Uno dei primi cristiani a scrivere opere in lingua latina è Minucio Felice.
Dotto e noto avvocato a Roma, vissuto tra il II e il III secolo d. C., quest’uomo era un pagano convertitosi poi al cristianesimo.
Dopo la sua conversione scrisse un’opera intitolata Octavius. È un’opera apologetica, cioè scritta in difesa della fede cristiana. Il mondo pagano nutriva molti dubbi, molte perplessità, a volte anche avversità, verso questa strana ma molto diffusa dottrina di fede e di vita: il cristianesimo.
Minucio scrisse quest’opera apologetica anche per giustificare e far comprendere la sua personale adesione al cristianesimo, non banale vista la sua cultura elevata e la sua posizione sociale dignitosa.
L’Octavius è un’opera davvero bella. Si tratta di un dialogo tra due personaggi, Cecilio e Ottavio, da cui appunto prende il nome l’opera, i quali stanno camminando sul litorale di Ostia. Insieme a loro c’è anche lo stesso Minucio, il quale fa da moderatore tra i due, uno pagano e l’altro cristiano, che si confrontano sul tema religioso. Il resto lo si può scoprire leggendo. Ma va notata la caratteristica, in realtà diffusa nell’antichità, di un’opera apologetica che si presenta come dialogo e cammino. Due elementi molto familiari anche a noi, Chiesa dal terzo millennio!
Uno dei temi sempre attuali è quello del rapporto del cristiano con la debolezza e la sofferenza, non solo interiore ma anche fisica.
Sembrerebbe, ad un osservatore esterno, che la fede non risparmi le fatiche dell’essere umani e dell’essere corporei e, quindi, non produca alcun vantaggio né alcuno sconto sulla durezza della vita.
A tal proposito si legge ad un certo punto nel testo: «Il fatto che noi cristiani sentiamo e soffriamo le debolezze del corpo umano non è un castigo, ma un allenamento.

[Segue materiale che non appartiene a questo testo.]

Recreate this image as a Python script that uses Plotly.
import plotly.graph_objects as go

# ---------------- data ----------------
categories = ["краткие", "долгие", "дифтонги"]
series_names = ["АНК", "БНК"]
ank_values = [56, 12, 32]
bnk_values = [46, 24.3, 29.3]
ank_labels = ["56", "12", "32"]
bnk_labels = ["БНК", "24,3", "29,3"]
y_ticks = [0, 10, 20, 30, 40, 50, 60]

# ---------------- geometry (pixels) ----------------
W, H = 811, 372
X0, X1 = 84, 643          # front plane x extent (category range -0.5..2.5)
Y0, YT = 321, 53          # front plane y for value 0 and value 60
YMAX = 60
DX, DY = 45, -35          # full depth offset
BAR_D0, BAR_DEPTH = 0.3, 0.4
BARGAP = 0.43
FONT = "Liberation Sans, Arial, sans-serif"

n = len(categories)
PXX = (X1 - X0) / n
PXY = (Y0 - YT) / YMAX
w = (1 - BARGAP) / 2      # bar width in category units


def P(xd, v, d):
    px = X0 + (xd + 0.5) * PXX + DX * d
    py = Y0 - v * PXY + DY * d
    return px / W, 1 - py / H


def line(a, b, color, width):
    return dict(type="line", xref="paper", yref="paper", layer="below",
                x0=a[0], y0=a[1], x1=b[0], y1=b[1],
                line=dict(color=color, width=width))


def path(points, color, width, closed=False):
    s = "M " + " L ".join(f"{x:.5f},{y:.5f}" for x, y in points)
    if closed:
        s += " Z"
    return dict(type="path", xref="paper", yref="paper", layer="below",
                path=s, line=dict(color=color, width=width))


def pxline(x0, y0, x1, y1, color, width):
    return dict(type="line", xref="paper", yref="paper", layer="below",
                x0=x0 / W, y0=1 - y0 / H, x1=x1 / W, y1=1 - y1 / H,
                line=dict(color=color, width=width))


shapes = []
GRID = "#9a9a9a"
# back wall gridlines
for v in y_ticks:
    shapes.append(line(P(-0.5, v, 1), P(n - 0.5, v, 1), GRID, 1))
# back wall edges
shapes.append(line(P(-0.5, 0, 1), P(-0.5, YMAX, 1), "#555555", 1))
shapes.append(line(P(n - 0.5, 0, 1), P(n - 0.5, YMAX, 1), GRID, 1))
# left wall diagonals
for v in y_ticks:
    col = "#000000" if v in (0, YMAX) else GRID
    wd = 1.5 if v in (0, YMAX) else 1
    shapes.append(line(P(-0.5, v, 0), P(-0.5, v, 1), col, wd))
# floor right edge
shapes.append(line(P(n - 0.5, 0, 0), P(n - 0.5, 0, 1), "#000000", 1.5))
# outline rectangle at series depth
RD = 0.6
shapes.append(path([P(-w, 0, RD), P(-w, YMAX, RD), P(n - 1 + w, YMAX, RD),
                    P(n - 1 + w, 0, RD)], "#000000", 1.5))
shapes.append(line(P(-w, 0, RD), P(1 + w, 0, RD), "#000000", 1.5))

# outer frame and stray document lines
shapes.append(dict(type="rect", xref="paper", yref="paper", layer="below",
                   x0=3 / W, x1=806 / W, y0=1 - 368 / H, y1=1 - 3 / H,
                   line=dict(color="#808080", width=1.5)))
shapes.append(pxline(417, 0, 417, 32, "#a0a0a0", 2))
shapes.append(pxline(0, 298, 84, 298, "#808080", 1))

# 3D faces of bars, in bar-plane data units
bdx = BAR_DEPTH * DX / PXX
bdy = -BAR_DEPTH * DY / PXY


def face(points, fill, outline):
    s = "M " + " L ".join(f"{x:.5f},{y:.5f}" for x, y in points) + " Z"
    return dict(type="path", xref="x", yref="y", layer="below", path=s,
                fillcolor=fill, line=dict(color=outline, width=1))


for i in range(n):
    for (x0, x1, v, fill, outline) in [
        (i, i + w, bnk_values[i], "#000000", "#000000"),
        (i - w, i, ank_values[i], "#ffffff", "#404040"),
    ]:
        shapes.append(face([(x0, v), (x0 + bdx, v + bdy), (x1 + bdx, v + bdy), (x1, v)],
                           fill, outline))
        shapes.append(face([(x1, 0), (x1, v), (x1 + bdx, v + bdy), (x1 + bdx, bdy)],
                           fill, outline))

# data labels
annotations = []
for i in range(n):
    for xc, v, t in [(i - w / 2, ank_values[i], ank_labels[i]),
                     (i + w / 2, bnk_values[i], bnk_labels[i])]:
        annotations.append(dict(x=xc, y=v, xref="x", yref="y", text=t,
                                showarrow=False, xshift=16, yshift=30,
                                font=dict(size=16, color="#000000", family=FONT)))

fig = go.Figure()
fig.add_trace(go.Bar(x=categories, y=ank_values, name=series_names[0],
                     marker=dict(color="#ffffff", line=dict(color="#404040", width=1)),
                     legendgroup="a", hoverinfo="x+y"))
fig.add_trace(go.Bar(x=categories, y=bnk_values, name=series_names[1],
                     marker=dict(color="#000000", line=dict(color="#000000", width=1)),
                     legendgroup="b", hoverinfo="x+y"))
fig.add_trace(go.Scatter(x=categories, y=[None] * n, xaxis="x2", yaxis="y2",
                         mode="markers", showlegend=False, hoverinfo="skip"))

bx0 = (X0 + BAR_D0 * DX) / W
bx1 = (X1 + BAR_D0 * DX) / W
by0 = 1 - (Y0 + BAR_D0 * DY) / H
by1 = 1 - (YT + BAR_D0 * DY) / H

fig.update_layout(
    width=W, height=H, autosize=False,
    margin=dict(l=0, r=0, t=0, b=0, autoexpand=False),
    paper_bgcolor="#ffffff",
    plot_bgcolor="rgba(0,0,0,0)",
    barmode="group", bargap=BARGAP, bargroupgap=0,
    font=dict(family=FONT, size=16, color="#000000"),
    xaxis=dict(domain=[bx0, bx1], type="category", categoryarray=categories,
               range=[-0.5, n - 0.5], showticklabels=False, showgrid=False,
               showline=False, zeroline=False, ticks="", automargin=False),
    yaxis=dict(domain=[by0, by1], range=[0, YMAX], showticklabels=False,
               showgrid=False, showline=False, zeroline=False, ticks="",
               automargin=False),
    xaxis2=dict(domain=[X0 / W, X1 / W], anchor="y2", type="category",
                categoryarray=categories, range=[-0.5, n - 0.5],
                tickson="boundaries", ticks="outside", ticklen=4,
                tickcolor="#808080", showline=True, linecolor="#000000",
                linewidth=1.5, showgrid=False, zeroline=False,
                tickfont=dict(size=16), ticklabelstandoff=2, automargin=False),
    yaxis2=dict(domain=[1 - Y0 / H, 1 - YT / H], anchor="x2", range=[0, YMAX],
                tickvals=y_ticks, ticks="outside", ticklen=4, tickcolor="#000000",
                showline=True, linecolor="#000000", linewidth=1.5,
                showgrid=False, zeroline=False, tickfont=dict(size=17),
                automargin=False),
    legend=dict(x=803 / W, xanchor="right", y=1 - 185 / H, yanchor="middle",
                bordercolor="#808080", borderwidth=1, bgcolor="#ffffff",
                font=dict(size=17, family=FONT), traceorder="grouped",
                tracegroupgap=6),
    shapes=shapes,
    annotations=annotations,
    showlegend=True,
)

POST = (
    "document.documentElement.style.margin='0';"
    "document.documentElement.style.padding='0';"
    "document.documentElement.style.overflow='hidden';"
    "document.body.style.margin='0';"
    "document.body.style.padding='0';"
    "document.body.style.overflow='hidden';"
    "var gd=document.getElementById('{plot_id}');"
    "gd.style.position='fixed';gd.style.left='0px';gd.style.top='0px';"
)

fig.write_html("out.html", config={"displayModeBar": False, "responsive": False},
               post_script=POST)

La forza infatti si rassoda con le debolezze e la calamità spesso è scuola di virtù».
Forse ancora oggi c’è qualcuno che pensa che le sventure siano quasi un castigo, spesso però capitato alla persona sbagliata. Non è così. La sofferenza ha valore di allenamento, la debolezza ha valore di incentivo alla crescita, la difficoltà ha valore di prova. Esse, infatti, costringono l’uomo ad industriarsi interiormente ed esteriormente per attraversare e cercare di superare quanto di difficile sta vivendo.
Continua infatti l’Octavius: «Le energie dello spirito e del corpo, se non si allenano nella fatica, intorpidiscono; e tutti i vostri eroi che voi proponete come esempio [si riferisce agli eroi pagani], raggiunsero la gloria per le loro sofferenze».
La vita dell’uomo si atrofizza, come i muscoli degli eroi e campioni dello sport, se non è costantemente sottoposta ad allenamento. E questo comporta fatica, prove sempre più dure, a volte strappi e cadute.
E il nostro Dio cosa fa nel frattempo? Si disinteressa dei suoi figli e li lascia da soli nel campo polveroso delle difficoltà? Così risponde Minucio: «Non è che Dio non ci possa aiutare o che ci disprezzi, Egli che regge e ama tutti i suoi; ma nelle avversità Egli esamina e giudica ciascuno di noi; nei pericoli pesa l’animo dei singoli e fino al momento della morte valuta la volontà dell’uomo, sicuro che nulla può andargli perduto».
Ecco, Dio non distoglie lo sguardo dai suoi figli, non si disinteressa di noi. È come un Padre che con amore guarda il proprio figlio mentre prova a destreggiarsi con la gravità e a cercare di imparare a camminare. Mette alla prova, come un allenatore, la nostra crescita nel saper vivere e superare le difficoltà, con l’amore di chi vuole il meglio per i suoi figli. E, soprattutto, è sempre pronto a dare un’altra possibilità, fino al momento della morte, purchè nessun figlio vada perduto.